* [Brief]: Extract, in full, the lines below, beginning at the first and ending with the line that contains "(0,0) rectangle (564,671);". Pictures do not belong in the copy.

.....

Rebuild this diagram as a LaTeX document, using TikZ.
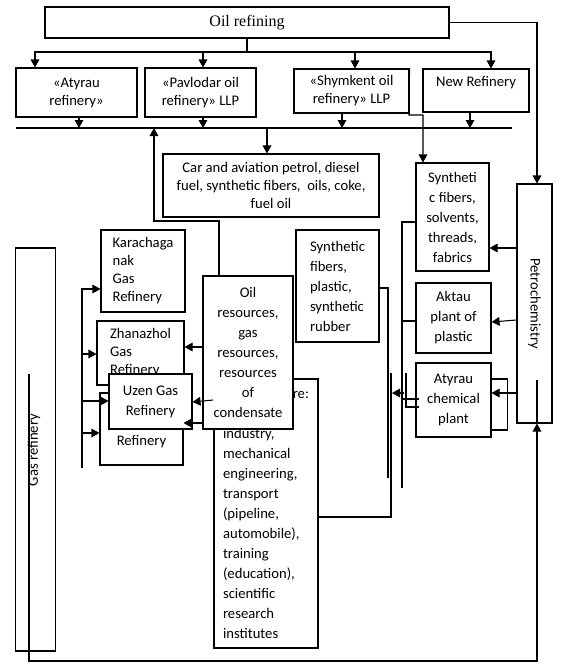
\documentclass[tikz,border=0pt]{standalone}
\usepackage{fontspec}
\setmainfont{Carlito}
\newfontfamily\timesfont{Liberation Serif}
\usetikzlibrary{arrows.meta, positioning}
\tikzset{
    box/.style={draw, fill=white, rectangle, inner sep=1pt, align=center, font=\fontsize{11}{13.5}\selectfont},
    wide/.style={font=\fontsize{11}{15}\selectfont},
    wh/.style 2 args={minimum width=#1*0.75pt, minimum height=#2*0.75pt},
    arr/.style={-{Triangle[length=6pt,width=6.5pt]}},
    rot/.style={font=\fontsize{11}{13.5}\selectfont, inner sep=0pt}
}

\begin{document}
\begin{tikzpicture}[x=0.75pt, y=-0.75pt, line width=0.8pt]
  \useasboundingbox (0,0) rectangle (564,671);

  \node[box, wh={404}{31}, font=\timesfont\fontsize{12}{14}\selectfont] (oil) at (247,22.5) {Oil refining};
  \node[box, wh={121}{49}] (atr) at (76.5,92.5) {«Atyrau\\refinery»};
  \node[box, wh={111}{49}] (pav) at (200.5,92.5) {«Pavlodar oil\\refinery» LLP};
  \node[box, wh={115}{44}] (shy) at (351.5,91) {«Shymkent oil\\refinery» LLP};
  \node[box, wh={106}{43}] (newr) at (476,90.5) {New Refinery\\\mbox{}};

  \foreach \n/\x in {atr/35, pav/203, shy/355, newr/491}
    \draw[arr] (oil.south) |- (\x,52) -- (\n.north -| \x,0);

  \coordinate (cl) at (16,128);
  \coordinate (cr) at (512,128);
  \draw (cl) -- (cr);
  \foreach \n/\x in {atr/79, pav/203, shy/342, newr/470}
    \draw[arr] (\n.south -| \x,0) -- (cl -| \x,0);

  \node[box, wh={216}{63}] (car) at (271,185.5) {Car and aviation petrol, diesel\\fuel, synthetic fibers,\ \ oils, coke,\\fuel oil};
  \draw[arr] (cl -| 267,0) -- (car.north -| 267,0);

  \node[box, wide, wh={73}{108}] (synf) at (452.5,217) {Syntheti\\c fibers,\\solvents,\\threads,\\fabrics};
  \node[box, wh={35}{239}] (petro) at (534.5,303.5) {};
  \node[rot, rotate=-90] (petrot) at (petro.center) {Petrochemistry};
  \node[box, wide, wh={75}{70}] (akt) at (453.5,318) {Aktau\\plant of\\plastic};
  \node[box, wide, wh={75}{74}] (achem) at (453.5,400) {Atyrau\\chemical\\plant};
  \node[box, wide, wh={83}{112}, align=left] (synr) at (337.5,286) {Synthetic\\fibers,\\plastic,\\synthetic\\rubber};

  \draw[arr] (shy.north east) -- (409,115) -| (synf.north -| 423,0);
  \draw[arr] (oil.east) -| (petro.north -| 537,0);
  \draw[arr] (petro.west |- 0,248) -- (synf.east |- 0,248);
  \draw[arr] (petro.west |- 0,320) -- (akt.east |- 0,322);
  \draw[arr] (petro.west |- 0,393) -- (achem.east |- 0,393);
  \draw (achem.east |- 0,379) -- ++(16,0) |- (achem.east |- 0,430);

  \draw (synf.west |- 0,222) -| (402,488);
  \draw (akt.west |- 0,321) -- (402,321);
  \draw (synr.east |- 0,288) -| (388,478);
  \draw[arr] (404,393) -- (392,393);
  \draw (402,399) -- (419,399);
  \draw (406,373) |- (419,407);

  \node[box, wide, wh={104}{269}, align=left] (infra) at (266,513.5) {Infrastructure:\\\mbox{}\\industry,\\mechanical\\engineering,\\transport\\(pipeline,\\automobile),\\training\\(education),\\scientific\\research\\institutes};
  \draw (infra.east |- 0,517) -| (391,373);

  \node[box, wide, wh={90}{153}] (res) at (248,352.5) {Oil\\resources,\\gas\\resources,\\resources\\of\\condensate};
  \draw[arr] (res.north -| 219,0) |- (154,221) -- (cl -| 154,0);

  \node[box, wh={40}{403}] (gas) at (35.5,449.5) {};
  \node[rot, rotate=90] (gasrot) at (34,450) {Gas refinery};
  \draw[arr] (29,374) -- (29,661) -| (petro.south -| 537,0);
  \draw (petro.south -| 537,0) -- (537,380);

  \node[box, wh={84}{82}, align=left] (kar) at (143,271) {Karachaga\\nak\\Gas\\Refinery};
  \node[box, wh={87}{64}, align=left] (zha) at (140.5,353) {Zhanazhol\\Gas\\Refinery};
  \node[box, wh={83}{72}] (ten) at (141.5,429) {\mbox{}\\Gas\\Refinery};
  \node[box, wide, wh={83}{55}] (uze) at (150.5,401.5) {Uzen Gas\\Refinery};

  \coordinate (lt) at (82,288);
  \coordinate (lb) at (82,468);
  \draw (lt) -- (lb);
  \draw[arr] (lt |- 0,289) -- (kar.west |- 0,289);
  \draw[arr] (lt |- 0,354) -- (zha.west |- 0,354);
  \draw[arr] (lt |- 0,401) -- (uze.west |- 0,401);
  \draw[arr] (lt |- 0,433) -- (ten.west |- 0,433);

  \draw[arr] (res.west |- 0,347) -- (zha.east |- 0,347);
  \draw[arr] (213,400) -- (uze.east |- 0,402);
  \draw[arr] (res.west |- 0,423) -- (ten.east |- 0,423);
\end{tikzpicture}
\end{document}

.....

* [Exercise output]:
Rebuild this diagram as a LaTeX document, using TikZ.
\documentclass[tikz,border=0pt]{standalone}
\usepackage{fontspec}
\setmainfont{Carlito}
\newfontfamily\timesfont{Liberation Serif}
\usetikzlibrary{arrows.meta, positioning}
\tikzset{
    box/.style={draw, fill=white, rectangle, inner sep=1pt, align=center, font=\fontsize{11}{13.5}\selectfont},
    wide/.style={font=\fontsize{11}{15}\selectfont},
    wh/.style 2 args={minimum width=#1*0.75pt, minimum height=#2*0.75pt},
    arr/.style={-{Triangle[length=6pt,width=6.5pt]}},
    rot/.style={font=\fontsize{11}{13.5}\selectfont, inner sep=0pt}
}

\begin{document}
\begin{tikzpicture}[x=0.75pt, y=-0.75pt, line width=0.8pt]
  \useasboundingbox (0,0) rectangle (564,671);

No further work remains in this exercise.